Generally there are two main classes of paradoxes associated with time travel. First of which involves the alteration of previously recorded events or simply, the changing of the past. A good example of this is the famous Grandmother Paradox.
“What happens if you went back in time and killed your grandmother before she could conceive your mother? The result, you would have never been born. If so, you could have never have gone back in time, and so you could never have killed your grandmother.”
This sort of paradoxes might impose restrictions on the activities of the time traveler, but does not fundamentally rule out time travel in itself.
The second class of paradox involves the notion of causality, where every effect occurs as a result of its cause. Cause must precede effect. For instance:
“An art critic travels back in time to meet an artist whose work is greatly admired in the critic’s era. Upon arrival at the artist’s house, the critic views the existing pieces of art. He is disappointed. It seems that the artist has not attained the inspiration and greatness that he is famous for yet. Suddenly, the artist walks in. The critic tells the artist of his greatness in the future and shows the artist a book containing a collection of his future works. Unknowingly, the artist hides the book from the critic, forcing him to return to the future without his book and proceeds to spend the rest of his life mimicking the pictures found in the critic’s book.”
So where did the art work come from originally? Not the artist, because he stole it from the critic, and not the critic, because he got it from the artist. The art seemingly comes into existence from nowhere without any plausible explanation, hence the paradox. The implication is, therefore, since time travel negates causality, therefore it must be impossible.
There is much debate amidst the abounding theories regarding the implications of such paradoxes. Stephen Hawking proposed his chronological protection conjecture, suggesting that the laws of physics will always conspire to prevent time travel into the past.
However, physicists have come up with possible solutions to get around such paradoxes. One of which being the theory of parallel universes’. This concept means the existence of endless alternate versions of the universe. This conveniently does away with the paradoxes of time travel by allowing the time traveler to return to a parallel universe that is different to the universe which he started from. The time traveler simply creates an alternate universe by going back in time. Killing your grandmother before she could conceive your mother means that you would not have existed in this newly created universe. Nevertheless, you were still born in the universe from which you originated from. This is known as the many worlds” interpretation of quantum mechanics.

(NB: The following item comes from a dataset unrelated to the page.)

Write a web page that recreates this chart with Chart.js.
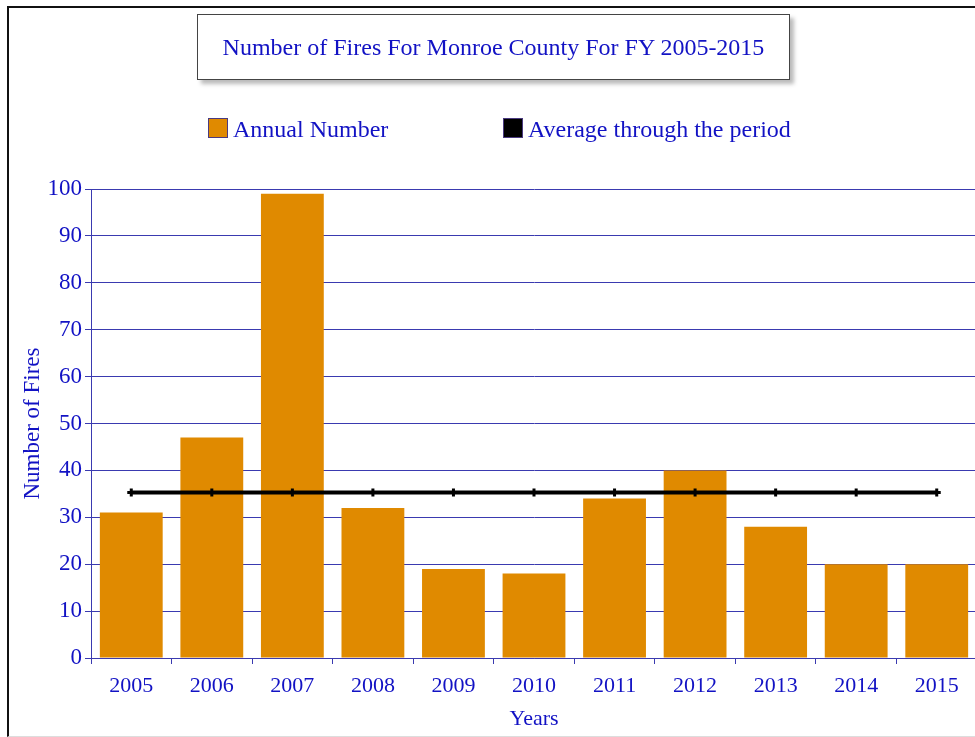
<!DOCTYPE html>
<html>
<head>
<meta charset="utf-8">
<script src="https://cdn.jsdelivr.net/npm/chart.js@4.4.0/dist/chart.umd.min.js"></script>
<style>
  html, body { margin: 0; padding: 0; background: #fff; }
  body { width: 975px; height: 737px; overflow: hidden; position: relative; font-family: "Liberation Serif", "Times New Roman", serif; }
  .frame { position: absolute; left: 7px; top: 6px; width: 1000px; height: 728px; border-left: 2px solid #111; border-top: 2px solid #111; border-bottom: 1px solid #ddd; }
  .titlebox { position: absolute; left: 197px; top: 14px; width: 591px; height: 64px; border: 1px solid #444; background: #fff; box-shadow: 4px 4px 4px #bbb; color: #1212c4; font-size: 24px; line-height: 64px; text-align: center; }
  .legend { position: absolute; top: 116px; color: #1212c4; font-size: 24px; line-height: 26px; white-space: nowrap; }
  .legend span.box { display: inline-block; width: 18px; height: 18px; vertical-align: -1px; margin-right: 5px; border: 1px solid #4a3a80; }
  #wrap { position: absolute; left: 0; top: 0; width: 984px; height: 737px; }
</style>
</head>
<body>
<div class="frame"></div>
<div id="wrap"><canvas id="fires"></canvas></div>
<div class="titlebox" id="title"></div>
<div class="legend" id="leg1" style="left:208px"></div>
<div class="legend" id="leg2" style="left:503px"></div>
<script>
const years = ['2005', '2006', '2007', '2008', '2009', '2010', '2011', '2012', '2013', '2014', '2015'];
const annualNumber = [31, 47, 99, 32, 19, 18, 34, 40, 28, 20, 20];
const periodAverage = [35.27, 35.27, 35.27, 35.27, 35.27, 35.27, 35.27, 35.27, 35.27, 35.27, 35.27];
const yTicks = [0, 10, 20, 30, 40, 50, 60, 70, 80, 90, 100];

const chartTitle = 'Number of Fires For Monroe County For FY 2005-2015';
const barColor = '#e08a00';
const lineColor = '#000000';
const textBlue = '#1212c4';
const gridBlue = '#3a3ab0';

document.getElementById('title').textContent = chartTitle;
document.getElementById('leg1').innerHTML = '<span class="box" style="background:' + barColor + '"></span>Annual Number';
document.getElementById('leg2').innerHTML = '<span class="box" style="background:' + lineColor + '"></span>Average through the period';

const serif = '"Liberation Serif", "Times New Roman", serif';

new Chart(document.getElementById('fires'), {
    data: {
        labels: years,
        datasets: [
            {
                type: 'line',
                label: 'Average through the period',
                data: periodAverage,
                borderColor: lineColor,
                backgroundColor: lineColor,
                borderWidth: 4,
                pointStyle: 'cross',
                pointRadius: 4,
                pointBorderWidth: 3,
                tension: 0,
                order: 0
            },
            {
                type: 'bar',
                label: 'Annual Number',
                data: annualNumber,
                backgroundColor: barColor,
                categoryPercentage: 0.78,
                barPercentage: 1.0,
                order: 1
            }
        ]
    },
    options: {
        responsive: true,
        maintainAspectRatio: false,
        animation: false,
        layout: { padding: { left: 10, top: 189, right: 0, bottom: 0 } },
        plugins: {
            legend: { display: false },
            tooltip: { enabled: false }
        },
        scales: {
            x: {
                grid: { display: true, drawOnChartArea: false, color: gridBlue, tickLength: 6, lineWidth: 1 },
                border: { color: gridBlue, width: 1 },
                ticks: { color: textBlue, font: { family: serif, size: 22 }, padding: 9 },
                title: { display: true, text: 'Years', color: textBlue, font: { family: serif, size: 22 }, padding: { top: 0, bottom: 5 } },
                afterFit: function(scale) { scale.height = 79; }
            },
            y: {
                min: 0,
                max: 100,
                afterBuildTicks: function(scale) { scale.ticks = yTicks.map(v => ({ value: v })); },
                grid: { color: gridBlue, tickLength: 6, lineWidth: 1 },
                border: { color: gridBlue, width: 1 },
                ticks: { color: textBlue, font: { family: serif, size: 23 }, padding: 3 },
                title: { display: true, text: 'Number of Fires', color: textBlue, font: { family: serif, size: 23 }, padding: { top: 9, bottom: 4 } },
                afterFit: function(scale) { scale.width = 81; }
            }
        }
    }
});
</script>
</body>
</html>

Novikov self-consistency conjecture has also been proposed as another solution to the time travel paradoxes. It states that if an event will lead to a paradox, then the possibility of an event occurring is zero. Using a mathematical model involving a billiard ball being launched into a wormhole, the paradox lies when the billiard ball exits the wormhole moments earlier in time to collide the incoming billiard ball, preventing it from ever entering the wormhole in the first place.
Novikov found that a given initial condition could result in many different paths for the billiard ball. He also found that the probability of the billiard ball doing something that is logically inconsistent (such as the above paradox) was zero. The ball cannot pass through the wormhole in such a way that it will prevent itself from passing through the wormhole, but that does not stop the ball from passing through the wormhole in the first place.
This means that a time traveler could presumably travel back to the past, but will be incapable of taking paradoxical actions. Such a conclusion might contradict the human concept of free will, but a human’s free will, however great, does not allow the laws of physics to be broken.
Time travel appeals, irresistibly, to the romantic soul of anyone who is human. In spite of the problems posed by the time travel paradoxes presented earlier, it does not fundamentally rule out time travel in itself. Have we already been visited by time travelers from the future? Who knows?